DATA EXTRACT
________________
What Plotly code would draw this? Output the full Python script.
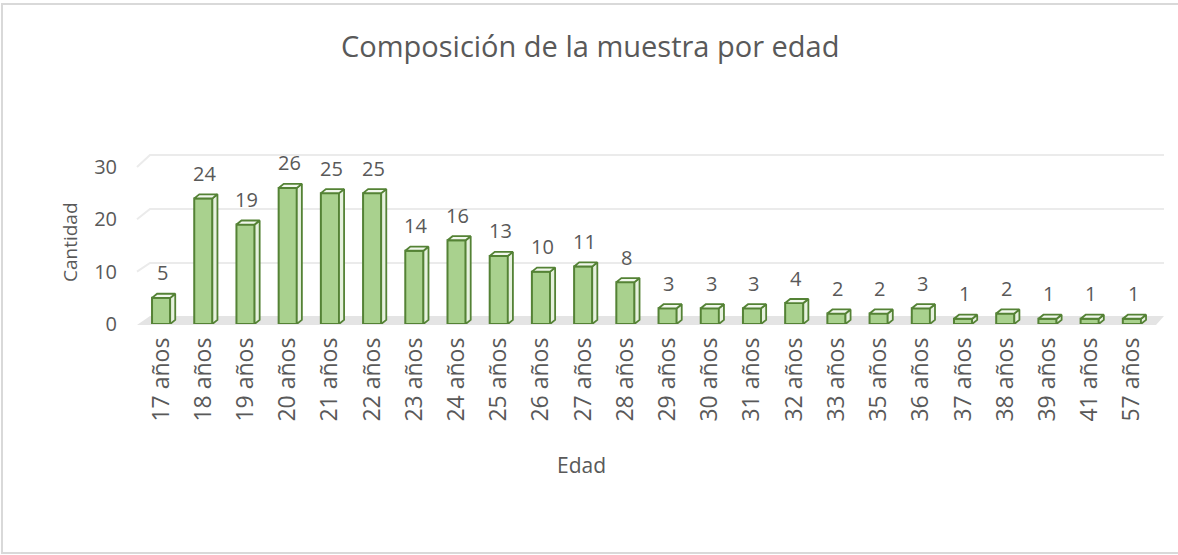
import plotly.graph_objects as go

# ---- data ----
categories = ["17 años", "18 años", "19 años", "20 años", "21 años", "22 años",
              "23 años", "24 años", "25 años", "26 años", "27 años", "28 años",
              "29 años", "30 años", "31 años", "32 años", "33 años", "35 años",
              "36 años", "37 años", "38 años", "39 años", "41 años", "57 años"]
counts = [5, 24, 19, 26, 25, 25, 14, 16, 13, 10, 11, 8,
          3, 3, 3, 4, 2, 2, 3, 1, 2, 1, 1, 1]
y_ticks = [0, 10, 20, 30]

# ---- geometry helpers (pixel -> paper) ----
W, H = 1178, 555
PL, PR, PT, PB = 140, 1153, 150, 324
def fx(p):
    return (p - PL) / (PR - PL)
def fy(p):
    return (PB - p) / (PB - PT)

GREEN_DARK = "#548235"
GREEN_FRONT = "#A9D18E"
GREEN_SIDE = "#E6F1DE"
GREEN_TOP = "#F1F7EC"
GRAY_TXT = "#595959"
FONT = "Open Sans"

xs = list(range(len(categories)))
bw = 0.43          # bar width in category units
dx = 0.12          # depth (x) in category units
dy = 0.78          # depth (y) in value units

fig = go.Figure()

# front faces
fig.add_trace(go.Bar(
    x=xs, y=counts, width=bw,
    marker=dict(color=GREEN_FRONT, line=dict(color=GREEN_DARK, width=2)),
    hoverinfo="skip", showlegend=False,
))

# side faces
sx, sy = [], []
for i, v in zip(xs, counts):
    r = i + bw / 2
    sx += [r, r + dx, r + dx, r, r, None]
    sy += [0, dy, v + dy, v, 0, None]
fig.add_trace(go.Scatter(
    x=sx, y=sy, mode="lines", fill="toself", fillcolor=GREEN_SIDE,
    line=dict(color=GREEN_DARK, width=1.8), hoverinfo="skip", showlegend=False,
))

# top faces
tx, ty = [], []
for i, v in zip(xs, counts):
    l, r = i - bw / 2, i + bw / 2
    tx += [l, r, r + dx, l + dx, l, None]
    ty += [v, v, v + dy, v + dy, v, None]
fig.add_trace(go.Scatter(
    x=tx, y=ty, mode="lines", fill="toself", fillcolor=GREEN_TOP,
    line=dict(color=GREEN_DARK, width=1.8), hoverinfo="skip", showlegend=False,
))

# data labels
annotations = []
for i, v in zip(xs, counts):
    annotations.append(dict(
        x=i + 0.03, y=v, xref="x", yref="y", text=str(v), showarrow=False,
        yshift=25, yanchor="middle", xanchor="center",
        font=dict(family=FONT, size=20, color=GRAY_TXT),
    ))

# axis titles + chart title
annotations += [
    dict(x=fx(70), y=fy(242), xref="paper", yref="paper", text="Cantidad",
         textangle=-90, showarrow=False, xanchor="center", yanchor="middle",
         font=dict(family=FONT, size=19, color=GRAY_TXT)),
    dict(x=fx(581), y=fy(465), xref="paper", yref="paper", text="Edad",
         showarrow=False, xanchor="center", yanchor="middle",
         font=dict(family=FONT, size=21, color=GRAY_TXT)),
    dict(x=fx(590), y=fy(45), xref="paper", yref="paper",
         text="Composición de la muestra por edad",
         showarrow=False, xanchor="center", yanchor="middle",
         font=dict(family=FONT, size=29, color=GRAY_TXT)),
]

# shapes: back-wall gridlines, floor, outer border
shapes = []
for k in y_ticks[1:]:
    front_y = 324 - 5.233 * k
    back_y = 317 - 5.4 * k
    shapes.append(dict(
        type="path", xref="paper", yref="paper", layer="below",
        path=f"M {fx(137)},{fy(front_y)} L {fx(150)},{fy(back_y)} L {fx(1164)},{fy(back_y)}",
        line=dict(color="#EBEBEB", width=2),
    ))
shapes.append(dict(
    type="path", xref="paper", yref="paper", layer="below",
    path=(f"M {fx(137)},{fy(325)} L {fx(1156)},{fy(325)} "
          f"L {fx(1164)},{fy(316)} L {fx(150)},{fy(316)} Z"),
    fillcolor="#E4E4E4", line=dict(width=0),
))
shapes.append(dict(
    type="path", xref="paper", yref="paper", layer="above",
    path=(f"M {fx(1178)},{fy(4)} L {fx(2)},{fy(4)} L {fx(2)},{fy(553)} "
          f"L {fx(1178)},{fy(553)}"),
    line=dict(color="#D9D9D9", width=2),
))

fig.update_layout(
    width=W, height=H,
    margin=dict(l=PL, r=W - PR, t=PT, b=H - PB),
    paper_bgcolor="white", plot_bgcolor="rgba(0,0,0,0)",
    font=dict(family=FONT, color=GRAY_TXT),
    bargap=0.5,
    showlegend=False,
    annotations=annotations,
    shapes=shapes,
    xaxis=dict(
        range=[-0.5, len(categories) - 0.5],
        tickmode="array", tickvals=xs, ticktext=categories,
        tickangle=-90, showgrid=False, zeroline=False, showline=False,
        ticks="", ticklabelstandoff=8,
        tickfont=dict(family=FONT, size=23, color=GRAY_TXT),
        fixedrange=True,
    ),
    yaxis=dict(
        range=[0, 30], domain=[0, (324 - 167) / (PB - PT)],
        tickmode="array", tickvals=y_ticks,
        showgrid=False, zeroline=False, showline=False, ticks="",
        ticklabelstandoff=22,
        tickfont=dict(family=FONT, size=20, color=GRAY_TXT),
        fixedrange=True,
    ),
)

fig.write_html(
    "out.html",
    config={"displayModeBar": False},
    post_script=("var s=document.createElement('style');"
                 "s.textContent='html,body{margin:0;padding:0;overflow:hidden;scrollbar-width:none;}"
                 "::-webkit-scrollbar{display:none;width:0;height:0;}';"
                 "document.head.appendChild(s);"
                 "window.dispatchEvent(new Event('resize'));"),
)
________________
DIRECTIONS FOR THIS TASK
Transcribe the whole listing exactly. Pictures are excluded.

EXERCISE SOLUTION
What Plotly code would draw this? Output the full Python script.
import plotly.graph_objects as go

# ---- data ----
categories = ["17 años", "18 años", "19 años", "20 años", "21 años", "22 años",
              "23 años", "24 años", "25 años", "26 años", "27 años", "28 años",
              "29 años", "30 años", "31 años", "32 años", "33 años", "35 años",
              "36 años", "37 años", "38 años", "39 años", "41 años", "57 años"]
counts = [5, 24, 19, 26, 25, 25, 14, 16, 13, 10, 11, 8,
          3, 3, 3, 4, 2, 2, 3, 1, 2, 1, 1, 1]
y_ticks = [0, 10, 20, 30]

# ---- geometry helpers (pixel -> paper) ----
W, H = 1178, 555
PL, PR, PT, PB = 140, 1153, 150, 324
def fx(p):
    return (p - PL) / (PR - PL)
def fy(p):
    return (PB - p) / (PB - PT)

GREEN_DARK = "#548235"
GREEN_FRONT = "#A9D18E"
GREEN_SIDE = "#E6F1DE"
GREEN_TOP = "#F1F7EC"
GRAY_TXT = "#595959"
FONT = "Open Sans"

xs = list(range(len(categories)))
bw = 0.43          # bar width in category units
dx = 0.12          # depth (x) in category units
dy = 0.78          # depth (y) in value units

fig = go.Figure()

# front faces
fig.add_trace(go.Bar(
    x=xs, y=counts, width=bw,
    marker=dict(color=GREEN_FRONT, line=dict(color=GREEN_DARK, width=2)),
    hoverinfo="skip", showlegend=False,
))

# side faces
sx, sy = [], []
for i, v in zip(xs, counts):
    r = i + bw / 2
    sx += [r, r + dx, r + dx, r, r, None]
    sy += [0, dy, v + dy, v, 0, None]
fig.add_trace(go.Scatter(
    x=sx, y=sy, mode="lines", fill="toself", fillcolor=GREEN_SIDE,
    line=dict(color=GREEN_DARK, width=1.8), hoverinfo="skip", showlegend=False,
))

# top faces
tx, ty = [], []
for i, v in zip(xs, counts):
    l, r = i - bw / 2, i + bw / 2
    tx += [l, r, r + dx, l + dx, l, None]
    ty += [v, v, v + dy, v + dy, v, None]
fig.add_trace(go.Scatter(
    x=tx, y=ty, mode="lines", fill="toself", fillcolor=GREEN_TOP,
    line=dict(color=GREEN_DARK, width=1.8), hoverinfo="skip", showlegend=False,
))

# data labels
annotations = []
for i, v in zip(xs, counts):
    annotations.append(dict(
        x=i + 0.03, y=v, xref="x", yref="y", text=str(v), showarrow=False,
        yshift=25, yanchor="middle", xanchor="center",
        font=dict(family=FONT, size=20, color=GRAY_TXT),
    ))

# axis titles + chart title
annotations += [
    dict(x=fx(70), y=fy(242), xref="paper", yref="paper", text="Cantidad",
         textangle=-90, showarrow=False, xanchor="center", yanchor="middle",
         font=dict(family=FONT, size=19, color=GRAY_TXT)),
    dict(x=fx(581), y=fy(465), xref="paper", yref="paper", text="Edad",
         showarrow=False, xanchor="center", yanchor="middle",
         font=dict(family=FONT, size=21, color=GRAY_TXT)),
    dict(x=fx(590), y=fy(45), xref="paper", yref="paper",
         text="Composición de la muestra por edad",
         showarrow=False, xanchor="center", yanchor="middle",
         font=dict(family=FONT, size=29, color=GRAY_TXT)),
]

# shapes: back-wall gridlines, floor, outer border
shapes = []
for k in y_ticks[1:]:
    front_y = 324 - 5.233 * k
    back_y = 317 - 5.4 * k
    shapes.append(dict(
        type="path", xref="paper", yref="paper", layer="below",
        path=f"M {fx(137)},{fy(front_y)} L {fx(150)},{fy(back_y)} L {fx(1164)},{fy(back_y)}",
        line=dict(color="#EBEBEB", width=2),
    ))
shapes.append(dict(
    type="path", xref="paper", yref="paper", layer="below",
    path=(f"M {fx(137)},{fy(325)} L {fx(1156)},{fy(325)} "
          f"L {fx(1164)},{fy(316)} L {fx(150)},{fy(316)} Z"),
    fillcolor="#E4E4E4", line=dict(width=0),
))
shapes.append(dict(
    type="path", xref="paper", yref="paper", layer="above",
    path=(f"M {fx(1178)},{fy(4)} L {fx(2)},{fy(4)} L {fx(2)},{fy(553)} "
          f"L {fx(1178)},{fy(553)}"),
    line=dict(color="#D9D9D9", width=2),
))

fig.update_layout(
    width=W, height=H,
    margin=dict(l=PL, r=W - PR, t=PT, b=H - PB),
    paper_bgcolor="white", plot_bgcolor="rgba(0,0,0,0)",
    font=dict(family=FONT, color=GRAY_TXT),
    bargap=0.5,
    showlegend=False,
    annotations=annotations,
    shapes=shapes,
    xaxis=dict(
        range=[-0.5, len(categories) - 0.5],
        tickmode="array", tickvals=xs, ticktext=categories,
        tickangle=-90, showgrid=False, zeroline=False, showline=False,
        ticks="", ticklabelstandoff=8,
        tickfont=dict(family=FONT, size=23, color=GRAY_TXT),
        fixedrange=True,
    ),
    yaxis=dict(
        range=[0, 30], domain=[0, (324 - 167) / (PB - PT)],
        tickmode="array", tickvals=y_ticks,
        showgrid=False, zeroline=False, showline=False, ticks="",
        ticklabelstandoff=22,
        tickfont=dict(family=FONT, size=20, color=GRAY_TXT),
        fixedrange=True,
    ),
)

fig.write_html(
    "out.html",
    config={"displayModeBar": False},
    post_script=("var s=document.createElement('style');"
                 "s.textContent='html,body{margin:0;padding:0;overflow:hidden;scrollbar-width:none;}"
                 "::-webkit-scrollbar{display:none;width:0;height:0;}';"
                 "document.head.appendChild(s);"
                 "window.dispatchEvent(new Event('resize'));"),
)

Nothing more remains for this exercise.